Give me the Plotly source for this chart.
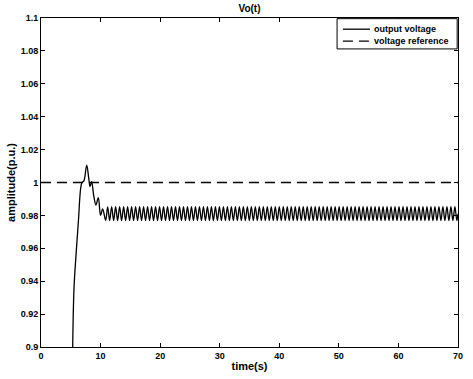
import plotly.graph_objects as go

# Transient part of the output voltage
trans_time = [5.32, 5.54, 5.88, 6.27, 6.66, 6.88, 7.2, 7.67, 8.0, 8.23, 8.5, 8.85, 9.23, 9.62, 10.0, 10.35]
trans_value = [0.900, 0.9357, 0.956, 0.976, 0.9965, 1.000, 1.001, 1.0106, 1.003, 0.9975, 1.0005, 0.992, 0.9863, 0.9908, 0.980, 0.984]

# Steady-state ripple extremes (trough, peak alternating)
osc_time = [
    10.85, 11.19, 11.52, 11.86, 12.19, 12.53, 12.86, 13.20, 13.53, 13.87,
    14.20, 14.54, 14.87, 15.21, 15.54, 15.88, 16.21, 16.55, 16.88, 17.22,
    17.55, 17.89, 18.22, 18.56, 18.89, 19.23, 19.56, 19.90, 20.23, 20.57,
    20.90, 21.24, 21.57, 21.91, 22.24, 22.58, 22.91, 23.25, 23.58, 23.92,
    24.25, 24.59, 24.92, 25.26, 25.59, 25.93, 26.26, 26.60, 26.93, 27.27,
    27.60, 27.94, 28.27, 28.61, 28.94, 29.28, 29.61, 29.95, 30.28, 30.62,
    30.95, 31.29, 31.62, 31.96, 32.29, 32.63, 32.96, 33.30, 33.63, 33.97,
    34.30, 34.64, 34.97, 35.31, 35.64, 35.98, 36.31, 36.65, 36.98, 37.32,
    37.65, 37.99, 38.32, 38.66, 38.99, 39.33, 39.66, 40.00, 40.33, 40.67,
    41.00, 41.34, 41.67, 42.01, 42.34, 42.68, 43.01, 43.35, 43.68, 44.02,
    44.35, 44.69, 45.02, 45.36, 45.69, 46.03, 46.36, 46.70, 47.03, 47.37,
    47.70, 48.04, 48.37, 48.71, 49.04, 49.38, 49.71, 50.05, 50.38, 50.72,
    51.05, 51.39, 51.72, 52.06, 52.39, 52.73, 53.06, 53.40, 53.73, 54.07,
    54.40, 54.74, 55.07, 55.41, 55.74, 56.08, 56.41, 56.75, 57.08, 57.42,
    57.75, 58.09, 58.42, 58.76, 59.09, 59.43, 59.76, 60.10, 60.43, 60.77,
    61.10, 61.44, 61.77, 62.11, 62.44, 62.78, 63.11, 63.45, 63.78, 64.12,
    64.45, 64.79, 65.12, 65.46, 65.79, 66.13, 66.46, 66.80, 67.13, 67.47,
    67.80, 68.14, 68.47, 68.81, 69.14, 69.48, 69.81, 70.00,
]
osc_value = [
    0.9770, 0.9852, 0.9768, 0.9853, 0.9768, 0.9853, 0.9768, 0.9853, 0.9768, 0.9853,
    0.9768, 0.9853, 0.9768, 0.9853, 0.9768, 0.9853, 0.9768, 0.9853, 0.9768, 0.9853,
    0.9768, 0.9853, 0.9768, 0.9853, 0.9768, 0.9853, 0.9768, 0.9853, 0.9768, 0.9853,
    0.9768, 0.9853, 0.9768, 0.9853, 0.9768, 0.9853, 0.9768, 0.9853, 0.9768, 0.9853,
    0.9768, 0.9853, 0.9768, 0.9853, 0.9768, 0.9853, 0.9768, 0.9853, 0.9768, 0.9853,
    0.9768, 0.9853, 0.9768, 0.9853, 0.9768, 0.9853, 0.9768, 0.9853, 0.9768, 0.9853,
    0.9768, 0.9853, 0.9768, 0.9853, 0.9768, 0.9853, 0.9768, 0.9853, 0.9768, 0.9853,
    0.9768, 0.9853, 0.9768, 0.9853, 0.9768, 0.9853, 0.9768, 0.9853, 0.9768, 0.9853,
    0.9768, 0.9853, 0.9768, 0.9853, 0.9768, 0.9853, 0.9768, 0.9853, 0.9768, 0.9853,
    0.9768, 0.9853, 0.9768, 0.9853, 0.9768, 0.9853, 0.9768, 0.9853, 0.9768, 0.9853,
    0.9768, 0.9853, 0.9768, 0.9853, 0.9768, 0.9853, 0.9768, 0.9853, 0.9768, 0.9853,
    0.9768, 0.9853, 0.9768, 0.9853, 0.9768, 0.9853, 0.9768, 0.9853, 0.9768, 0.9853,
    0.9768, 0.9853, 0.9768, 0.9853, 0.9768, 0.9853, 0.9768, 0.9853, 0.9768, 0.9853,
    0.9768, 0.9853, 0.9768, 0.9853, 0.9768, 0.9853, 0.9768, 0.9853, 0.9768, 0.9853,
    0.9768, 0.9853, 0.9768, 0.9853, 0.9768, 0.9853, 0.9768, 0.9853, 0.9768, 0.9853,
    0.9768, 0.9853, 0.9768, 0.9853, 0.9768, 0.9853, 0.9768, 0.9853, 0.9768, 0.9853,
    0.9768, 0.9853, 0.9768, 0.9853, 0.9768, 0.9853, 0.9768, 0.9853, 0.9768, 0.9853,
    0.9768, 0.9853, 0.9768, 0.9853, 0.9768, 0.9853, 0.9768, 0.9810,
]

ref_time = [0, 70]
ref_value = [1.0, 1.0]

x_ticks = [0, 10, 20, 30, 40, 50, 60, 70]
y_ticks = [0.9, 0.92, 0.94, 0.96, 0.98, 1.0, 1.02, 1.04, 1.06, 1.08, 1.1]
series_names = ["output voltage", "voltage reference"]

out_time = trans_time + osc_time
out_value = trans_value + osc_value

FONT = "Liberation Sans"

fig = go.Figure()
fig.add_trace(go.Scatter(
    x=out_time, y=out_value, mode="lines", name=series_names[0], showlegend=False,
    line=dict(color="black", width=1.3, shape="spline", smoothing=1.0),
))
fig.add_trace(go.Scatter(
    x=ref_time, y=ref_value, mode="lines", name=series_names[1], showlegend=False,
    line=dict(color="black", width=1.4, dash="10px,6px"),
))

axis_common = dict(
    showline=True, linecolor="black", linewidth=1, mirror="ticks",
    ticks="inside", ticklen=4, tickcolor="black", showgrid=False, zeroline=False,
    automargin=False,
    tickfont=dict(family=FONT, size=9, color="black", weight="bold"),
)

# Legend box (drawn in paper coordinates, top-right inside the axes)
fig.add_shape(type="rect", xref="paper", yref="paper", x0=0.710, x1=0.998, y0=0.906, y1=0.998,
              line=dict(color="black", width=1), fillcolor="white", layer="above")
legend_rows = [0.966, 0.930]
legend_dash = ["solid", "10px,6px"]
for name, ry, dash in zip(series_names, legend_rows, legend_dash):
    fig.add_shape(type="line", xref="paper", yref="paper", x0=0.724, x1=0.789, y0=ry, y1=ry,
                  line=dict(color="black", width=1.3, dash=dash), layer="above")
    fig.add_annotation(xref="paper", yref="paper", x=0.794, y=ry, xanchor="left", yanchor="middle",
                       text=name, showarrow=False,
                       font=dict(family=FONT, size=9, color="black", weight="bold"))

fig.update_layout(
    width=473, height=379,
    margin=dict(l=41, r=15, t=18, b=32, autoexpand=False),
    paper_bgcolor="white", plot_bgcolor="white",
    title=dict(text="Vo(t)", xref="paper", x=0.5, xanchor="center", y=0.978, yanchor="middle",
               font=dict(family=FONT, size=10, color="black", weight="bold")),
    showlegend=False,
)
fig.update_xaxes(range=[0, 70], tickvals=x_ticks, **axis_common,
                 title=dict(text="time(s)", standoff=2,
                            font=dict(family=FONT, size=11, color="black", weight="bold")))
fig.update_yaxes(range=[0.9, 1.1], tickvals=y_ticks, **axis_common,
                 title=dict(text="amplitude(p.u.)", standoff=2,
                            font=dict(family=FONT, size=11, color="black", weight="bold")))

fig.write_html("out.html", config={"displayModeBar": False},
               post_script="document.body.style.margin='0';")
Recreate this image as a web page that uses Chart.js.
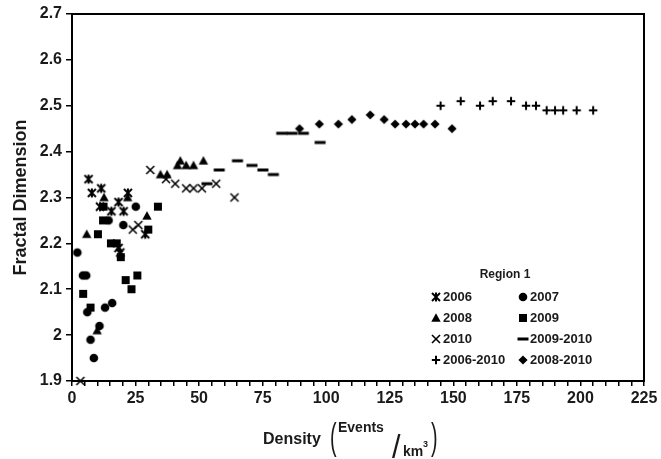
<!DOCTYPE html>
<html><head><meta charset="utf-8">
<script src="https://cdn.jsdelivr.net/npm/chart.js@4/dist/chart.umd.min.js"></script>
<style>html,body{margin:0;padding:0;background:#fff}canvas{display:block}</style>
</head><body>
<canvas id="c" width="661" height="459"></canvas>
<script>
// ---- tick labels / text ----
const xTickLabels = ['0','25','50','75','100','125','150','175','200','225'];
const yTickLabels = ['1.9','2','2.1','2.2','2.3','2.4','2.5','2.6','2.7'];
const seriesNames = ['2006','2007','2008','2009','2010','2009-2010','2006-2010','2008-2010'];
const legendTitle = 'Region 1';
const yTitle = 'Fractal Dimension';

// ---- data ----
const s2006x = [6.5, 7.8, 11.5, 11.0, 15.5, 18.3, 20.3, 22.0, 18.3, 19.0, 28.8];
const s2006y = [2.34, 2.31, 2.32, 2.28, 2.27, 2.29, 2.27, 2.31, 2.19, 2.18, 2.22];
const s2007x = [2.1, 4.3, 5.6, 6.0, 7.3, 8.6, 10.8, 13.0, 15.8, 14.4, 20.2, 25.1];
const s2007y = [2.18, 2.13, 2.13, 2.05, 1.99, 1.95, 2.02, 2.06, 2.07, 2.25, 2.24, 2.28];
const s2008x = [5.8, 9.9, 12.6, 21.9, 29.5, 34.8, 37.4, 41.5, 42.6, 44.9, 47.8, 51.7];
const s2008y = [2.22, 2.01, 2.30, 2.30, 2.26, 2.35, 2.35, 2.37, 2.38, 2.37, 2.37, 2.38];
const s2009x = [4.4, 7.3, 10.2, 12.4, 12.2, 15.3, 17.6, 19.2, 21.1, 23.4, 25.7, 30.0, 33.8];
const s2009y = [2.09, 2.06, 2.22, 2.28, 2.25, 2.20, 2.20, 2.17, 2.12, 2.10, 2.13, 2.23, 2.28];
const s2010x = [3.3, 23.9, 26.1, 30.8, 37.0, 40.6, 44.9, 47.8, 51.1, 56.7, 63.9];
const s2010y = [1.90, 2.23, 2.24, 2.36, 2.34, 2.33, 2.32, 2.32, 2.32, 2.33, 2.30];
const s0910x = [53.1, 57.9, 65.1, 70.8, 75.1, 79.2, 82.5, 86.5, 91.0, 97.6];
const s0910y = [2.33, 2.36, 2.38, 2.37, 2.36, 2.35, 2.44, 2.44, 2.44, 2.42];
const s0610x = [145.0, 152.9, 160.5, 165.5, 172.7, 178.6, 182.5, 186.7, 190.0, 193.2, 198.5, 205.0];
const s0610y = [2.50, 2.51, 2.50, 2.51, 2.51, 2.50, 2.50, 2.49, 2.49, 2.49, 2.49, 2.49];
const s0810x = [89.5, 97.3, 104.8, 110.1, 117.3, 122.8, 127.1, 131.4, 134.9, 138.3, 142.8, 149.5];
const s0810y = [2.45, 2.46, 2.46, 2.47, 2.48, 2.47, 2.46, 2.46, 2.46, 2.46, 2.46, 2.45];

// ---- marker images ----
function mk(fn){const c=document.createElement('canvas');c.width=14;c.height=14;const g=c.getContext('2d');g.translate(7,7);g.fillStyle='#000';g.strokeStyle='#000';fn(g);return c;}
function line(g,a,b,c,d){g.beginPath();g.moveTo(a,b);g.lineTo(c,d);g.stroke();}
const M = {
  star: mk(g=>{g.lineWidth=2;line(g,-4,-4,4,4);line(g,-4,4,4,-4);line(g,0,-4.5,0,4.5);}),
  circle: mk(g=>{g.beginPath();g.arc(0,0,4.3,0,Math.PI*2);g.fill();}),
  tri: mk(g=>{g.beginPath();g.moveTo(0,-4.8);g.lineTo(4.7,3.8);g.lineTo(-4.7,3.8);g.closePath();g.fill();}),
  square: mk(g=>{g.fillRect(-4,-4,8,8);}),
  x: mk(g=>{g.lineWidth=1.6;line(g,-4,-4,4,4);line(g,-4,4,4,-4);}),
  dash: mk(g=>{g.fillRect(-5.5,-1.5,11,3);}),
  plus: mk(g=>{g.lineWidth=2;line(g,-4.2,0,4.2,0);line(g,0,-4.2,0,4.2);}),
  diamond: mk(g=>{g.beginPath();g.moveTo(0,-4.6);g.lineTo(4.6,0);g.lineTo(0,4.6);g.lineTo(-4.6,0);g.closePath();g.fill();})
};
const styles = [M.star, M.circle, M.tri, M.square, M.x, M.dash, M.plus, M.diamond];
const xs = [s2006x,s2007x,s2008x,s2009x,s2010x,s0910x,s0610x,s0810x];
const ys = [s2006y,s2007y,s2008y,s2009y,s2010y,s0910y,s0610y,s0810y];

const datasets = seriesNames.map((n,i)=>({
  label:n,
  data: xs[i].map((x,j)=>({x:x,y:ys[i][j]})),
  pointStyle: styles[i], pointRadius:5, clip:false,
  backgroundColor:'#000', borderColor:'#000'
}));

const FONT = '"Liberation Sans", Arial, sans-serif';

const framePlugin = {
  id:'frame',
  afterDraw(chart){
    const ctx=chart.ctx, a=chart.chartArea;
    ctx.save();
    ctx.strokeStyle='#000'; ctx.lineWidth=2;
    ctx.strokeRect(a.left, a.top, a.right-a.left, a.bottom-a.top);
    // legend
    ctx.fillStyle='#1a1a1a';
    ctx.font='bold 12px '+FONT; ctx.textAlign='center'; ctx.textBaseline='middle';
    ctx.fillText(legendTitle, 505, 275);
    const rowsY=[297,318,339,360], colM=[436,523], colT=[443,530];
    ctx.font='bold 13px '+FONT; ctx.textAlign='left';
    seriesNames.forEach((n,i)=>{
      const r=Math.floor(i/2), c=i%2;
      const img=styles[i];
      ctx.drawImage(img, colM[c]-7, rowsY[r]-7);
      ctx.fillText(n, colT[c], rowsY[r]+0.5);
    });
    // x axis title: Density (Events / km3)
    ctx.textBaseline='alphabetic';
    ctx.font='bold 16px '+FONT;
    ctx.fillText('Density', 263, 444);
    ctx.font='36px '+FONT;
    ctx.save(); ctx.translate(330,449); ctx.scale(0.55,1); ctx.fillText('(',0,0); ctx.restore();
    ctx.font='bold 14px '+FONT;
    ctx.fillText('Events', 338, 432);
    ctx.font='34px '+FONT;
    ctx.save(); ctx.translate(392,458); ctx.scale(0.9,1); ctx.fillText('/',0,0); ctx.restore();
    ctx.font='bold 14px '+FONT;
    ctx.fillText('km', 403, 456);
    ctx.font='bold 9px '+FONT;
    ctx.fillText('3', 423, 447);
    ctx.font='36px '+FONT;
    ctx.save(); ctx.translate(431,449); ctx.scale(0.55,1); ctx.fillText(')',0,0); ctx.restore();
    ctx.restore();
  }
};

new Chart(document.getElementById('c'), {
  type:'scatter',
  data:{datasets},
  options:{
    responsive:false, animation:false, events:[],
    layout:{padding:{top:14,right:17,left:0,bottom:0}},
    plugins:{legend:{display:false},tooltip:{enabled:false}},
    scales:{
      x:{
        type:'linear', min:0, max:225,
        afterFit(s){s.height=78;},
        ticks:{stepSize:5, autoSkip:false, maxRotation:0, padding:3, color:'#1a1a1a',
          font:{family:FONT, size:16, weight:'bold'},
          callback:(v)=> (Math.round(v)%25===0 ? xTickLabels[Math.round(v)/25] : '')},
        grid:{drawOnChartArea:false, drawTicks:true, tickLength:5, color:'#000', lineWidth:1.5},
        border:{display:true, color:'#000', width:2}
      },
      y:{
        type:'linear', min:1.9, max:2.7,
        afterFit(s){s.width=72;},
        ticks:{stepSize:0.1, padding:4, color:'#1a1a1a',
          font:{family:FONT, size:16, weight:'bold'},
          callback:(v)=> yTickLabels[Math.round((v-1.9)*10)]},
        grid:{drawOnChartArea:false, drawTicks:true, tickLength:6, color:'#000', lineWidth:1.5},
        border:{display:true, color:'#000', width:2},
        title:{display:true, text:yTitle, color:'#1a1a1a', padding:{top:10,bottom:0},
          font:{family:FONT, size:18, weight:'bold'}}
      }
    }
  },
  plugins:[framePlugin]
});
</script>
</body></html>
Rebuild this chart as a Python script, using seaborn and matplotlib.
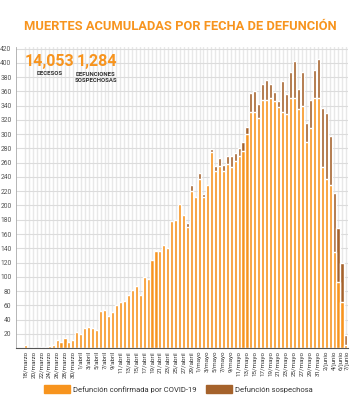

→ **Required task**
Using the data above, copy exactly the lines from the one containing "Recreate this image" to the one containing "const yTitle = 'Fractal Dimension';", inclusive. Exclude the pictures.

→ **Written solution**
Recreate this image as a web page that uses Chart.js.
<!DOCTYPE html>
<html><head><meta charset="utf-8">
<script src="https://cdn.jsdelivr.net/npm/chart.js@4/dist/chart.umd.min.js"></script>
<style>html,body{margin:0;padding:0;background:#fff}canvas{display:block}</style>
</head><body>
<canvas id="c" width="661" height="459"></canvas>
<script>
// ---- tick labels / text ----
const xTickLabels = ['0','25','50','75','100','125','150','175','200','225'];
const yTickLabels = ['1.9','2','2.1','2.2','2.3','2.4','2.5','2.6','2.7'];
const seriesNames = ['2006','2007','2008','2009','2010','2009-2010','2006-2010','2008-2010'];
const legendTitle = 'Region 1';
const yTitle = 'Fractal Dimension';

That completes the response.